In the Great Depression (1929 – 1940), money was so scarce that local communities made coins out of wood with various denominations and the names of local merchants stamped on them. These could circulate in exchange for goods and services at participating merchants. It was really a form of credit, but it served to keep economic activity going when it might otherwise have ground to a halt. Yet, it was a non-sustainable system, and the phrase, “Don’t take any wooden nickels,” came into parlance as a warning.
Today’s version is found in Zimbabwe. Most readers are familiar with the 2008 hyperinflation in Zimbabwe that led to the introduction of the “$1 Trillion” note, which was not enough to buy a loaf of bread. Zimbabwe then moved to a U.S. dollar based economy because it had no trustworthy currency of its own. Now that dollars are in circulation, the government is trying a bait-and-switch scheme in which Zimbabwe “bond notes” will be introduced as “equivalent” to dollars on a 1-to-1 basis.

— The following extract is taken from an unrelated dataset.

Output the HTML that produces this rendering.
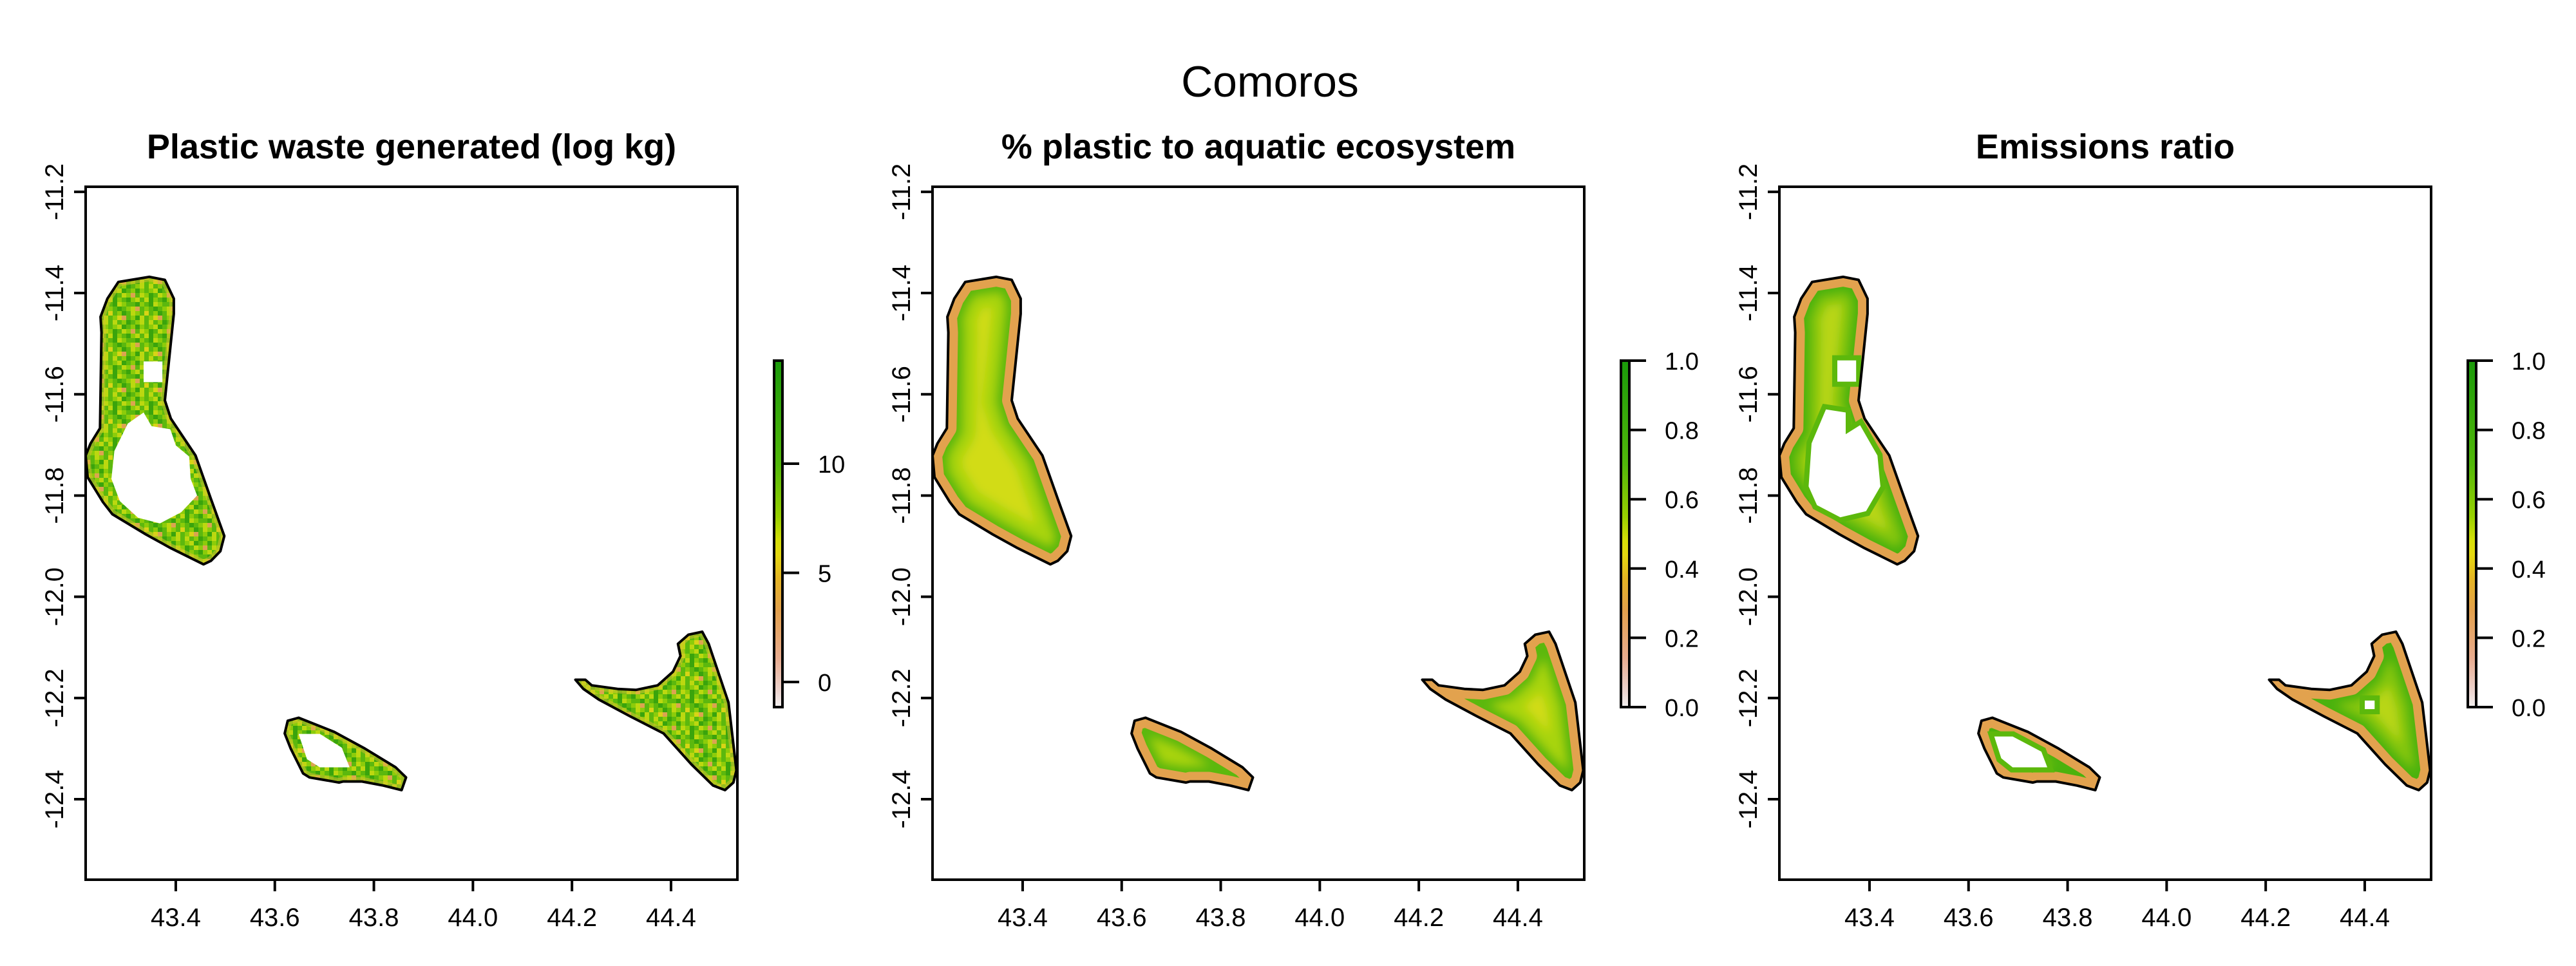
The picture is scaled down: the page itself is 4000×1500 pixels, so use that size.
<!DOCTYPE html>
<html><head><meta charset="utf-8">
<style>
html,body{margin:0;padding:0;background:#fff;}
svg{display:block;font-family:"Liberation Sans",Arial,sans-serif;}
</style></head>
<body>
<svg id="chart" width="4000" height="1500" viewBox="0 0 4000 1500" xmlns="http://www.w3.org/2000/svg">
<defs>
<linearGradient id="cbgrad" x1="0" y1="0" x2="0" y2="1">
<stop offset="0" stop-color="#1a9a0a"/>
<stop offset="0.3" stop-color="#52b80a"/>
<stop offset="0.45" stop-color="#98d000"/>
<stop offset="0.52" stop-color="#d6de08"/>
<stop offset="0.56" stop-color="#e4d810"/>
<stop offset="0.63" stop-color="#e4b424"/>
<stop offset="0.72" stop-color="#e2a04c"/>
<stop offset="0.86" stop-color="#e8ac90"/>
<stop offset="0.95" stop-color="#ecd2cc"/>
<stop offset="1" stop-color="#f2f0f0"/>
</linearGradient>
<filter id="soft" x="-20%" y="-20%" width="140%" height="140%"><feGaussianBlur stdDeviation="7"/></filter>
</defs>
<text x="1972" y="150" font-size="68" text-anchor="middle">Comoros</text>
</svg>
<script>
// ---- data ----
const xTicks = [43.4, 43.6, 43.8, 44.0, 44.2, 44.4];
const xTickLabels = ["43.4","43.6","43.8","44.0","44.2","44.4"];
const yTicks = [-11.2, -11.4, -11.6, -11.8, -12.0, -12.2, -12.4];
const yTickLabels = ["-11.2","-11.4","-11.6","-11.8","-12.0","-12.2","-12.4"];
const xDomain = [43.218, 44.534];
const yDomain = [-11.19, -12.559];
const panelTitles = ["Plastic waste generated (log kg)", "% plastic to aquatic ecosystem", "Emissions ratio"];
const cbDomains = [[-1.15, 14.72], [0, 1], [0, 1]];
const cbTicks1 = [0, 5, 10];
const cbTicks2 = [0, 0.2, 0.4, 0.6, 0.8, 1.0];
const cbTickLabels2 = ["0.0","0.2","0.4","0.6","0.8","1.0"];

const grandeLon = [43.284,43.347,43.378,43.396,43.396,43.378,43.390,43.440,43.471,43.498,43.490,43.471,43.456,43.390,43.340,43.272,43.253,43.222,43.218,43.228,43.247,43.250,43.248,43.262];
const grandeLat = [-11.378,-11.368,-11.374,-11.411,-11.441,-11.612,-11.648,-11.721,-11.807,-11.880,-11.910,-11.929,-11.936,-11.904,-11.877,-11.837,-11.813,-11.764,-11.721,-11.697,-11.667,-11.478,-11.447,-11.411];
const moheliLon = [43.626,43.648,43.720,43.782,43.844,43.865,43.856,43.819,43.776,43.738,43.730,43.670,43.657,43.632,43.620];
const moheliLat = [-12.245,-12.239,-12.267,-12.300,-12.337,-12.357,-12.382,-12.373,-12.365,-12.365,-12.367,-12.357,-12.349,-12.300,-12.270];
const anjouanLon = [44.207,44.227,44.240,44.292,44.329,44.373,44.404,44.419,44.414,44.435,44.463,44.476,44.516,44.532,44.526,44.509,44.485,44.441,44.385,44.317,44.254,44.223];
const anjouanLat = [-12.164,-12.164,-12.175,-12.182,-12.184,-12.175,-12.148,-12.117,-12.093,-12.075,-12.069,-12.093,-12.209,-12.343,-12.367,-12.382,-12.373,-12.331,-12.270,-12.236,-12.203,-12.182];

// white (no-data) holes
const p1HoleBigLon = [43.303,43.335,43.351,43.389,43.400,43.427,43.430,43.443,43.411,43.368,43.324,43.287,43.270,43.276];
const p1HoleBigLat = [-11.658,-11.636,-11.663,-11.669,-11.701,-11.723,-11.767,-11.800,-11.833,-11.855,-11.844,-11.811,-11.767,-11.712];
const p1HoleSmallLon = [43.335,43.373,43.373,43.335];
const p1HoleSmallLat = [-11.535,-11.535,-11.576,-11.576];
const p1HoleMohLon = [43.648,43.691,43.735,43.751,43.691,43.665];
const p1HoleMohLat = [-12.271,-12.271,-12.298,-12.337,-12.337,-12.321];
const p3HoleBigLon = [43.312,43.352,43.352,43.381,43.416,43.422,43.393,43.341,43.294,43.277,43.283];
const p3HoleBigLat = [-11.630,-11.636,-11.679,-11.661,-11.721,-11.782,-11.831,-11.843,-11.819,-11.782,-11.697];
const p3HoleSmallLon = [43.335,43.373,43.373,43.335];
const p3HoleSmallLat = [-11.533,-11.533,-11.575,-11.575];
const p3HoleMohLon = [43.652,43.689,43.747,43.759,43.689,43.666];
const p3HoleMohLat = [-12.276,-12.276,-12.306,-12.337,-12.337,-12.319];
const p3HoleAnjLon = [44.400,44.420,44.420,44.400];
const p3HoleAnjLat = [-12.205,-12.205,-12.222,-12.222];

// ---- layout ----
const NS = "http://www.w3.org/2000/svg";
const svg = document.getElementById("chart");
const defs = svg.querySelector("defs");
const PW = 1012, PT = 290, PB = 1366, PERIOD = 1315, PL0 = 133;
function mk(tag, attrs, parent) {
  const e = document.createElementNS(NS, tag);
  for (const k in attrs) e.setAttribute(k, attrs[k]);
  (parent || svg).appendChild(e);
  return e;
}
function sxF(ox){ return lon => ox + (lon - xDomain[0]) / (xDomain[1] - xDomain[0]) * PW; }
function sy(lat){ return PT + (yDomain[0] - lat) / (yDomain[0] - yDomain[1]) * (PB - PT); }
function pts(lons, lats, sx){ return lons.map((l,i)=> sx(l).toFixed(1)+","+sy(lats[i]).toFixed(1)).join(" "); }

// mottled texture for panel 1
const mottle = mk("pattern", {id:"mottle", x:0, y:0, width:56, height:56, patternUnits:"userSpaceOnUse"}, defs);
const pal = {g:"#5cb80e", G:"#3aa40c", l:"#8ccc0a", y:"#bcd810", Y:"#d8d416", o:"#dca450", p:"#e4b290"};
const tex = ["glyGglGl","lGgylogy","yGlgGlyg","gGylggGl","lgGglyog","YglGgylg","glYoglGy","gyglGgly"];
for (let r=0;r<8;r++) for (let c=0;c<8;c++) {
  mk("rect", {x:c*7, y:r*7, width:7, height:7, fill:pal[tex[r][c]]}, mottle);
}

const islands = [[grandeLon, grandeLat, "grande-comore"], [moheliLon, moheliLat, "moheli"], [anjouanLon, anjouanLat, "anjouan"]];

for (let p = 0; p < 3; p++) {
  const ox = PL0 + p * PERIOD;
  const sx = sxF(ox);
  const g = mk("g", {});
  
  

  const t = mk("text", {x: ox + PW/2, y: 246, "font-size": 54, "font-weight": "bold", "text-anchor": "middle"}, g);
  
  
  t.textContent = panelTitles[p];

  islands.forEach(([lons, lats, nm], k) => {
    const cid = "clip" + p + "_" + k;
    const cp = mk("clipPath", {id: cid}, defs);
    mk("polygon", {points: pts(lons, lats, sx)}, cp);
    const ig = mk("g", {"clip-path": "url(#" + cid + ")"}, g);
    
    
    const P = pts(lons, lats, sx);
    if (p === 0) {
      mk("polygon", {points: P, fill: "url(#mottle)"}, ig);
      mk("polygon", {points: P, fill: "none", stroke: "#d8c030", "stroke-width": 14, opacity: 0.5}, ig);
    } else {
      const inner = mk("g", {filter: "url(#soft)"}, ig);
      if (p === 1) {
        mk("polygon", {points: P, fill: "#d2dc12", stroke: "#d2dc12", "stroke-width": 4}, inner);
        mk("polygon", {points: P, fill: "none", stroke: "#a8d40c", "stroke-width": 90, "stroke-linejoin": "round"}, inner);
        mk("polygon", {points: P, fill: "none", stroke: "#5cb80c", "stroke-width": 50, "stroke-linejoin": "round"}, inner);
      } else {
        mk("polygon", {points: P, fill: "#b8d612"}, inner);
        mk("polygon", {points: P, fill: "none", stroke: "#84c60c", "stroke-width": 80, "stroke-linejoin": "round"}, inner);
        mk("polygon", {points: P, fill: "none", stroke: "#4cb20c", "stroke-width": 50, "stroke-linejoin": "round"}, inner);
      }
      mk("polygon", {points: P, fill: "none", stroke: "#e2a24e", "stroke-width": 30, "stroke-linejoin": "round"}, ig);
    }
  });

  // holes
  let holes = [];
  if (p === 0) holes = [[p1HoleBigLon,p1HoleBigLat],[p1HoleSmallLon,p1HoleSmallLat],[p1HoleMohLon,p1HoleMohLat]];
  if (p === 2) holes = [[p3HoleBigLon,p3HoleBigLat],[p3HoleSmallLon,p3HoleSmallLat],[p3HoleMohLon,p3HoleMohLat],[p3HoleAnjLon,p3HoleAnjLat]];
  holes.forEach(([lo, la]) => {
    if (p === 2) mk("polygon", {points: pts(lo, la, sx), fill: "none", stroke: "#5cb80c", "stroke-width": 16}, g);
    const h = mk("polygon", {points: pts(lo, la, sx), fill: "#ffffff"}, g);
    
    
  });

  islands.forEach(([lons, lats, nm]) => {
    const o = mk("polygon", {points: pts(lons, lats, sx), fill: "none", stroke: "#000", "stroke-width": 4, "stroke-linejoin": "round"}, g);
    
    
  });

  const box = mk("rect", {x: ox, y: PT, width: PW, height: PB - PT, fill: "none", stroke: "#000", "stroke-width": 4}, g);
  
  

  xTicks.forEach((v, i) => {
    const x = sx(v);
    const tk = mk("line", {x1: x, y1: PB, x2: x, y2: PB + 18, stroke: "#000", "stroke-width": 4}, g);
    
    
    const lb = mk("text", {x: x, y: 1438, "font-size": 40, "text-anchor": "middle"}, g);
    
    
    lb.textContent = xTickLabels[i];
  });
  yTicks.forEach((v, i) => {
    const y = sy(v);
    const tk = mk("line", {x1: ox, y1: y, x2: ox - 18, y2: y, stroke: "#000", "stroke-width": 4}, g);
    
    
    const lx = ox - 35;
    const lb = mk("text", {x: lx, y: y, "font-size": 40, "text-anchor": "middle", transform: "rotate(-90 " + lx + " " + y + ")"}, g);
    
    
    lb.textContent = yTickLabels[i];
  });

  // colorbar
  const cbx = ox + 1069, cbw = 13, cbt = 560, cbb = 1098;
  const dom = cbDomains[p];
  const cy = v => cbb - (v - dom[0]) / (dom[1] - dom[0]) * (cbb - cbt);
  const cb = mk("rect", {x: cbx, y: cbt, width: cbw, height: cbb - cbt, fill: "url(#cbgrad)", stroke: "#000", "stroke-width": 4}, g);
  
  
  const ticks = p === 0 ? cbTicks1 : cbTicks2;
  ticks.forEach((v, i) => {
    const y = cy(v);
    const tk = mk("line", {x1: cbx + cbw, y1: y, x2: cbx + cbw + 26, y2: y, stroke: "#000", "stroke-width": 4}, g);
    
    
    const lb = mk("text", {x: ox + 1137, y: y + 14, "font-size": 38}, g);
    
    
    lb.textContent = p === 0 ? String(v) : cbTickLabels2[i];
  });
}
</script>
</body></html>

Locals aren’t falling for it and are pulling their hard currency out of banks as fast as they can. Click here to see how the government is fighting back by going to a “cashless society” and limiting the amount that can be withdrawn from banks and ATMs. This trend will spread as governments realize the only way they can confiscate their citizen’s money is by outlawing cash, and forcing citizens to use digital money at approved banks.